After several centuries or millennia of speculating and several decades of searching, humans have failed to find irrefutable evidence of any form of exobiology, or life outside of the confines of the planet Earth. It would therefore be foolish to make any confident, positive claims concerning the existence of life on other worlds. There simply is no reason to adhere to the belief that there is anything “out there.”
However, it is equally fallacious to argue for certain that humans are not alone in the universe. This is for two reasons. First, concretely disproving such a proposition would require exhaustive knowledge of the universe. It would be impossible to overturn every rock on every planet around every star in every galaxy looking for life, so it is impossible to say for certain that no extraterrestrial life exists. In addition it is not even really valid to say that alien life is particularly unlikely. This is true for the simple reason that humans have not even begun to search their own local galaxy comprehensively. There simply is not enough data to make any sort of claim about the existence of alien life at all.

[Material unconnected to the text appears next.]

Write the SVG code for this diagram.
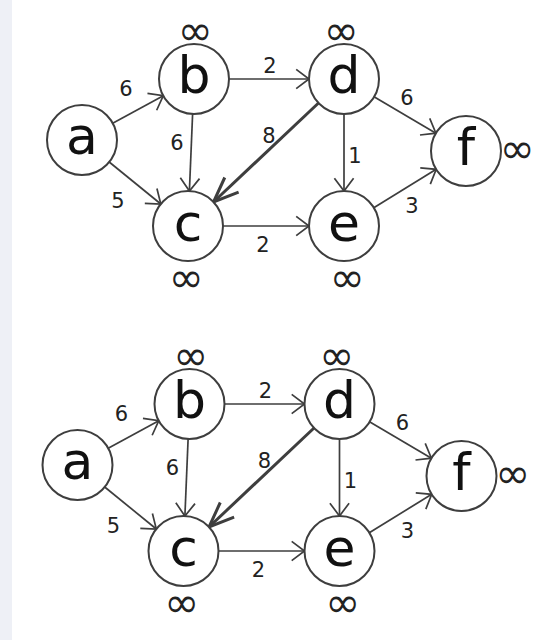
<svg xmlns="http://www.w3.org/2000/svg" width="554" height="640" viewBox="0 0 554 640">
<style>
.bg{fill:#ffffff}
.strip{fill:#eef0f6}
.node circle{fill:#ffffff;stroke:#3e3e3e;stroke-width:2}
.node text{font-family:"DejaVu Sans",Verdana,sans-serif;font-size:52px;fill:#111;text-anchor:middle}
.edge{fill:none;stroke:#3e3e3e;stroke-width:1.7;marker-end:url(#arr)}
.edge.thick{stroke-width:3;marker-end:url(#arrT)}
.lbl{font-family:"DejaVu Sans",Verdana,sans-serif;font-size:21px;fill:#222;text-anchor:middle}
.node text.inf{font-family:"DejaVu Sans",Verdana,sans-serif;font-size:42px;fill:#222;text-anchor:middle}
</style>
<defs>
<marker id="arr" markerUnits="userSpaceOnUse" viewBox="-2 -2 17 24" markerWidth="17" markerHeight="24" refX="12.8" refY="9.6" orient="auto" overflow="visible">
<path d="M0,0 L12.8,9.6 L0,19.2" fill="none" stroke="#3e3e3e" stroke-width="1.7" stroke-linejoin="miter"/>
</marker>
<marker id="arrT" markerUnits="userSpaceOnUse" viewBox="-2 -2 30 26" markerWidth="30" markerHeight="26" refX="25" refY="10.1" orient="auto" overflow="visible">
<path d="M0,0 L25,10.1 L0,20.2" fill="none" stroke="#3e3e3e" stroke-width="3"/>
</marker>
</defs>
<rect class="bg" x="0" y="0" width="554" height="640"/>
<rect class="strip" x="0" y="0" width="12" height="640"/>

<g id="graph1">
<g id="edges1">
<line class="edge" x1="112.7" y1="123.3" x2="163.3" y2="95.7"/>
<line class="edge" x1="109.2" y1="162" x2="160.8" y2="204"/>
<line class="edge" x1="192.6" y1="114" x2="189.4" y2="191"/>
<line class="edge" x1="229" y1="79" x2="309" y2="79"/>
<line class="edge" x1="223" y1="226" x2="309" y2="226"/>
<line class="edge" x1="344" y1="114" x2="344" y2="191"/>
<line class="edge thick" x1="318.5" y1="103" x2="213.5" y2="202"/>
<line class="edge" x1="374" y1="96.8" x2="435.9" y2="133.2"/>
<line class="edge" x1="373.8" y1="207.7" x2="436.2" y2="169.3"/>
</g>
<g id="labels1">
<text class="lbl" x="126" y="96">6</text>
<text class="lbl" x="177" y="150">6</text>
<text class="lbl" x="269" y="143">8</text>
<text class="lbl" x="118" y="208">5</text>
<text class="lbl" x="270" y="73">2</text>
<text class="lbl" x="263" y="252">2</text>
<text class="lbl" x="407" y="105">6</text>
<text class="lbl" x="355" y="163">1</text>
<text class="lbl" x="412" y="213">3</text>
</g>
<g id="g1-a" class="node"><circle cx="82" cy="140" r="35"/><text x="82" y="154">a</text></g>
<g id="g1-b" class="node"><circle cx="194" cy="79" r="35"/><text x="194" y="93">b</text><text class="inf" x="195" y="44.5">∞</text></g>
<g id="g1-c" class="node"><circle cx="188" cy="226" r="35"/><text x="188" y="241">c</text><text class="inf" x="186" y="291.5">∞</text></g>
<g id="g1-d" class="node"><circle cx="344" cy="79" r="35"/><text x="344" y="93">d</text><text class="inf" x="341" y="44.5">∞</text></g>
<g id="g1-e" class="node"><circle cx="344" cy="226" r="35"/><text x="344" y="241">e</text><text class="inf" x="347" y="291.5">∞</text></g>
<g id="g1-f" class="node"><circle cx="466" cy="151" r="35"/><text x="466" y="165">f</text><text class="inf" x="517" y="162.5">∞</text></g>
</g>

<g id="graph2" transform="translate(-4.5,325)">
<g id="edges2">
<line class="edge" x1="112.7" y1="123.3" x2="163.3" y2="95.7"/>
<line class="edge" x1="109.2" y1="162" x2="160.8" y2="204"/>
<line class="edge" x1="192.6" y1="114" x2="189.4" y2="191"/>
<line class="edge" x1="229" y1="79" x2="309" y2="79"/>
<line class="edge" x1="223" y1="226" x2="309" y2="226"/>
<line class="edge" x1="344" y1="114" x2="344" y2="191"/>
<line class="edge thick" x1="318.5" y1="103" x2="213.5" y2="202"/>
<line class="edge" x1="374" y1="96.8" x2="435.9" y2="133.2"/>
<line class="edge" x1="373.8" y1="207.7" x2="436.2" y2="169.3"/>
</g>
<g id="labels2">
<text class="lbl" x="126" y="96">6</text>
<text class="lbl" x="177" y="150">6</text>
<text class="lbl" x="269" y="143">8</text>
<text class="lbl" x="118" y="208">5</text>
<text class="lbl" x="270" y="73">2</text>
<text class="lbl" x="263" y="252">2</text>
<text class="lbl" x="407" y="105">6</text>
<text class="lbl" x="355" y="163">1</text>
<text class="lbl" x="412" y="213">3</text>
</g>
<g id="g2-a" class="node"><circle cx="82" cy="140" r="35"/><text x="82" y="154">a</text></g>
<g id="g2-b" class="node"><circle cx="194" cy="79" r="35"/><text x="194" y="93">b</text><text class="inf" x="195" y="44.5">∞</text></g>
<g id="g2-c" class="node"><circle cx="188" cy="226" r="35"/><text x="188" y="241">c</text><text class="inf" x="186" y="291.5">∞</text></g>
<g id="g2-d" class="node"><circle cx="344" cy="79" r="35"/><text x="344" y="93">d</text><text class="inf" x="341" y="44.5">∞</text></g>
<g id="g2-e" class="node"><circle cx="344" cy="226" r="35"/><text x="344" y="241">e</text><text class="inf" x="347" y="291.5">∞</text></g>
<g id="g2-f" class="node"><circle cx="466" cy="151" r="35"/><text x="466" y="165">f</text><text class="inf" x="517" y="162.5">∞</text></g>
</g>
</svg>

Neil deGrasse Tyson, one of the world’s most famous astrophysicists and popularizers of science, captures this idea rather well in a metaphor he often uses when speaking. The Milky Way galaxy is on the order of 100,000 light years in diameter. SETI, the Search for Extraterrestrial Intelligence, relies principally on the transmission and reception of radio waves to try to find exobiots. To use a nicely round number, humans have been producing and listening to radio waves for approximately a century. Because radio waves travel at the speed of light, by the present day the Earth is encompassed in an ever-expanding bubble of radio waves, with a radius of 100 light years in any direction. On the outside of this bubble are the earliest transmissions ever sent. About 70% closer to Earth is the point at which signals from SETI could be heard. This means that in a galaxy with a radius of 50,000 light years, humans have only searched an area with a radius of 100 light years. That’s about a fifth of a percent of the galaxy that has even been touched with any radio signals from Earth, let alone by the tiny minority sent by SETI that might actually elicit a response. And that’s just one of the hundreds of billions of galaxies that exist.
Making claims about extraterrestrial life at this moment in history, Tyson points out, is much like wading into the ocean, dipping in a Dixie cup, and making a claim about the existence of whales based on whether or not the cup contains when it is pulled out of the water. It’s ludicrous.